EXERCISE: Find how many lines of the listing below include the word "seaborn", then report the number by itself.

== STORED DATA ==

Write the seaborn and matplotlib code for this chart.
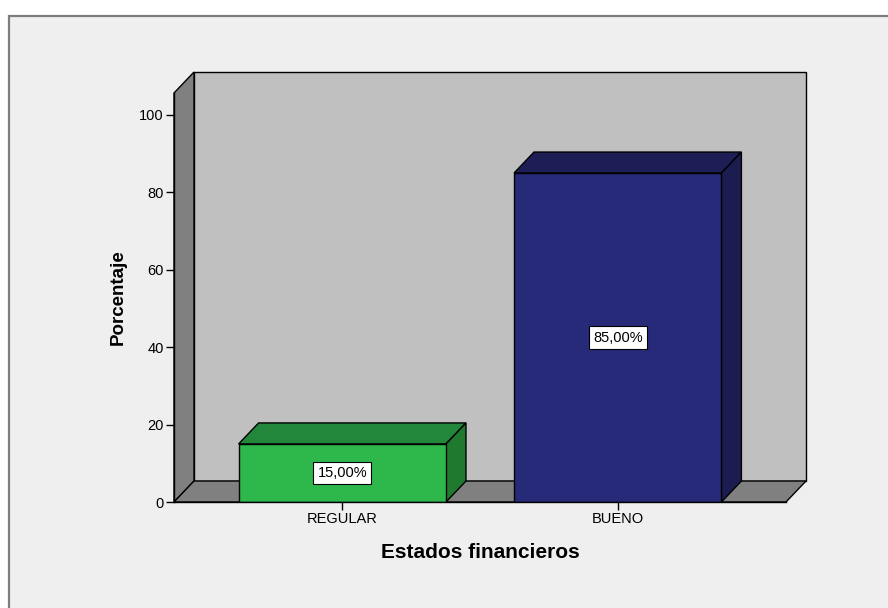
import matplotlib
matplotlib.use("Agg")
import matplotlib.pyplot as plt
from matplotlib.patches import Polygon, Rectangle
import seaborn as sns
import pandas as pd

# Data
categories = ["REGULAR", "BUENO"]
percentages = [15.0, 85.0]
y_ticks = [0, 20, 40, 60, 80, 100]

front_colors = ["#2eb84c", "#272a78"]
top_colors = ["#22873a", "#1c1e55"]
side_colors = ["#1f7a30", "#1b1d50"]

sns.set_theme(style="white")
plt.rcParams["font.family"] = ["Liberation Sans", "DejaVu Sans"]
plt.rcParams["text.color"] = "black"
plt.rcParams["axes.labelcolor"] = "black"

W, H = 888, 608
fig = plt.figure(figsize=(W / 100, H / 100), dpi=100)
fig.patch.set_facecolor("white")

# Chart frame panel (drawn beneath the axes)
fig.patches.append(Rectangle((9 / W, -0.01), 1.0, (H - 16) / H + 0.01,
                             transform=fig.transFigure, facecolor="#efefef",
                             edgecolor="#7d7d7d", linewidth=1.6, zorder=-5))

# Front plane of the 3D box, in pixels
x0, x1 = 174, 786
y_bottom, y_top = 502, 93
ax = fig.add_axes([x0 / W, (H - y_bottom) / H, (x1 - x0) / W, (y_bottom - y_top) / H])
ax.set_facecolor("none")

px_per_unit_y = (502 - 115) / 100.0
ymax = (y_bottom - y_top) / px_per_unit_y

df = pd.DataFrame({"cat": categories, "pct": percentages})
sns.barplot(data=df, x="cat", y="pct", hue="cat", palette=front_colors,
            saturation=1, width=0.753, edgecolor="black", linewidth=1.0,
            legend=False, ax=ax, zorder=5)
ax.set_xlim(-0.611, 1.611)
ax.set_ylim(0, ymax)

# Depth offset converted to data units
fig.canvas.draw()
p00 = ax.transData.transform((0, 0))
p11 = ax.transData.transform((1, 1))
dx = 20.0 / (p11[0] - p00[0])
dy = 21.0 / (p11[1] - p00[1])

xl, xr = -0.611, 1.611
wall_kw = dict(closed=True, edgecolor="black", linewidth=1.0, clip_on=False)
# Back wall
ax.add_patch(Polygon([(xl + dx, dy), (xr + dx, dy), (xr + dx, ymax + dy), (xl + dx, ymax + dy)],
                     facecolor="#c0c0c0", zorder=1, **wall_kw))
# Left wall
ax.add_patch(Polygon([(xl, 0), (xl, ymax), (xl + dx, ymax + dy), (xl + dx, dy)],
                     facecolor="#808080", zorder=2, **wall_kw))
# Floor
ax.add_patch(Polygon([(xl, 0), (xr, 0), (xr + dx, dy), (xl + dx, dy)],
                     facecolor="#808080", zorder=2, **wall_kw))

# Bar tops and sides
half = 0.753 / 2
for i, v in enumerate(percentages):
    left, right = i - half, i + half
    ax.add_patch(Polygon([(left, v), (right, v), (right + dx, v + dy), (left + dx, v + dy)],
                         facecolor=top_colors[i], zorder=4, **wall_kw))
    ax.add_patch(Polygon([(right, 0), (right + dx, dy), (right + dx, v + dy), (right, v)],
                         facecolor=side_colors[i], zorder=4, **wall_kw))
    label = f"{v:.2f}".replace(".", ",") + "%"
    ax.text(i, v / 2, label, ha="center", va="center", fontsize=10.5, color="black",
            zorder=10, bbox=dict(boxstyle="square,pad=0.28", facecolor="white",
                                 edgecolor="black", linewidth=0.8))

for side in ["top", "right"]:
    ax.spines[side].set_visible(False)
for side in ["left", "bottom"]:
    ax.spines[side].set_color("black")
    ax.spines[side].set_linewidth(1.0)
    ax.spines[side].set_zorder(6)

ax.set_yticks(y_ticks)
ax.tick_params(axis="both", direction="out", length=5.8, width=1.0, color="black",
               labelsize=10.5, labelcolor="black", pad=1.5, left=True, bottom=True)
ax.grid(False)

ax.set_xlabel("Estados financieros", fontsize=15, fontweight="bold", labelpad=12,
              color="black")
ax.set_ylabel("Porcentaje", fontsize=13.5, fontweight="bold", labelpad=9,
              color="black")

fig.savefig("out.png", dpi=100)
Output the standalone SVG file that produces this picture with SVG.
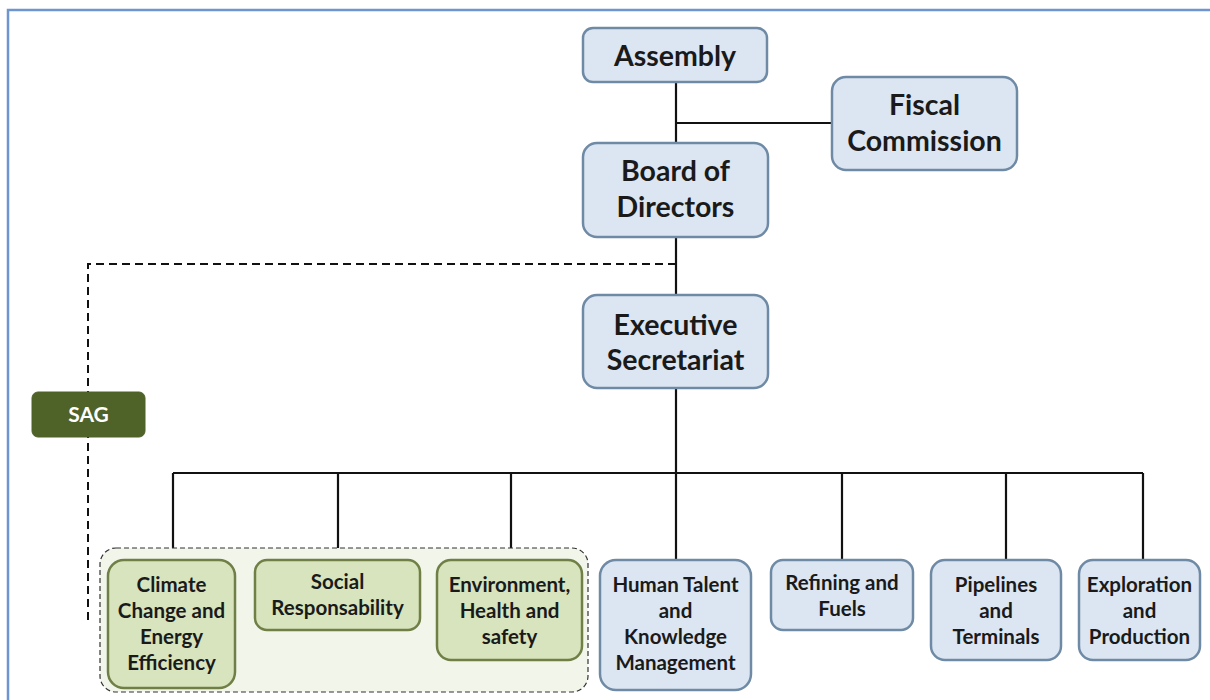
<svg xmlns="http://www.w3.org/2000/svg" width="1210" height="700" viewBox="0 0 1210 700">
  <style>
    .frame { fill: none; stroke: #6d95cf; stroke-width: 2.5; }
    .blue { fill: #dce6f2; stroke: #6f8aa5; stroke-width: 2.5; }
    .green { fill: #d7e4bd; stroke: #6f7f45; stroke-width: 2.5; }
    .grp { fill: #f1f5ea; stroke: #333; stroke-width: 1.2; stroke-dasharray: 5 3; }
    .sag { fill: #4f6228; stroke: #4f6228; }
    .link { fill: none; stroke: #111; stroke-width: 2.2; }
    .dash { fill: none; stroke: #111; stroke-width: 2; stroke-dasharray: 8 5; }
    text { font-family: "Lato", "Open Sans", "Liberation Sans", sans-serif; font-weight: bold; fill: #1a1a1a; text-anchor: middle; }
    .big { font-size: 28.5px; }
    .small { font-size: 20.5px; }
    .white { fill: #ffffff; font-size: 21px; }
  </style>

  <!-- outer frame (open to the right and bottom) -->
  <path class="frame" d="M8,700 V10 H1210"/>

  <!-- connectors -->
  <g id="connectors">
    <path class="link" d="M676,82 V143"/>
    <path class="link" d="M676,123 H832"/>
    <path class="link" d="M676,237 V295"/>
    <path class="link" d="M676,388 V473"/>
    <path class="link" d="M173,473 H1143"/>
    <path class="link" d="M173,473 V560 M338,473 V560 M511,473 V560 M676,473 V560 M842,473 V560 M1006,473 V560 M1143,473 V560"/>
    <path class="dash" d="M676,264 H88 V622"/>
  </g>

  <!-- dashed grouping around the green units -->
  <rect id="group-sag" class="grp" x="100" y="548" width="488" height="144" rx="16"/>

  <g id="sag">
    <rect class="sag" x="32" y="392" width="113" height="45" rx="6"/>
    <text class="white" x="88.5" y="422">SAG</text>
  </g>

  <g id="assembly">
    <rect class="blue" x="583" y="28" width="184" height="54" rx="10"/>
    <text class="big" x="675" y="66">Assembly</text>
  </g>

  <g id="fiscal-commission">
    <rect class="blue" x="832" y="77" width="185" height="93" rx="14"/>
    <text class="big" x="924.5" y="115">Fiscal</text>
    <text class="big" x="924.5" y="151">Commission</text>
  </g>

  <g id="board-of-directors">
    <rect class="blue" x="583" y="143" width="185" height="94" rx="14"/>
    <text class="big" x="675.5" y="181">Board of</text>
    <text class="big" x="675.5" y="217">Directors</text>
  </g>

  <g id="executive-secretariat">
    <rect class="blue" x="583" y="295" width="185" height="93" rx="14"/>
    <text class="big" x="675.5" y="335">Executive</text>
    <text class="big" x="675.5" y="370">Secretariat</text>
  </g>

  <g id="climate-change">
    <rect class="green" x="108" y="560" width="127" height="128" rx="16"/>
    <text class="small" x="171.5" y="592">Climate</text>
    <text class="small" x="171.5" y="618">Change and</text>
    <text class="small" x="171.5" y="644">Energy</text>
    <text class="small" x="171.5" y="670">Efficiency</text>
  </g>

  <g id="social-responsability">
    <rect class="green" x="255" y="560" width="165" height="70" rx="12"/>
    <text class="small" x="337.5" y="589">Social</text>
    <text class="small" x="337.5" y="615">Responsability</text>
  </g>

  <g id="environment-health-safety">
    <rect class="green" x="437" y="560" width="145" height="100" rx="14"/>
    <text class="small" x="509.5" y="592">Environment,</text>
    <text class="small" x="509.5" y="618">Health and</text>
    <text class="small" x="509.5" y="644">safety</text>
  </g>

  <g id="human-talent">
    <rect class="blue" x="600" y="560" width="151" height="130" rx="16"/>
    <text class="small" x="675.5" y="592">Human Talent</text>
    <text class="small" x="675.5" y="618">and</text>
    <text class="small" x="675.5" y="644">Knowledge</text>
    <text class="small" x="675.5" y="670">Management</text>
  </g>

  <g id="refining-fuels">
    <rect class="blue" x="771" y="560" width="142" height="70" rx="12"/>
    <text class="small" x="842" y="590">Refining and</text>
    <text class="small" x="842" y="616">Fuels</text>
  </g>

  <g id="pipelines-terminals">
    <rect class="blue" x="931" y="560" width="130" height="100" rx="14"/>
    <text class="small" x="996" y="592">Pipelines</text>
    <text class="small" x="996" y="618">and</text>
    <text class="small" x="996" y="644">Terminals</text>
  </g>

  <g id="exploration-production">
    <rect class="blue" x="1079" y="560" width="121" height="100" rx="14"/>
    <text class="small" x="1139.5" y="592">Exploration</text>
    <text class="small" x="1139.5" y="618">and</text>
    <text class="small" x="1139.5" y="644">Production</text>
  </g>
</svg>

===

OUTPUT: 2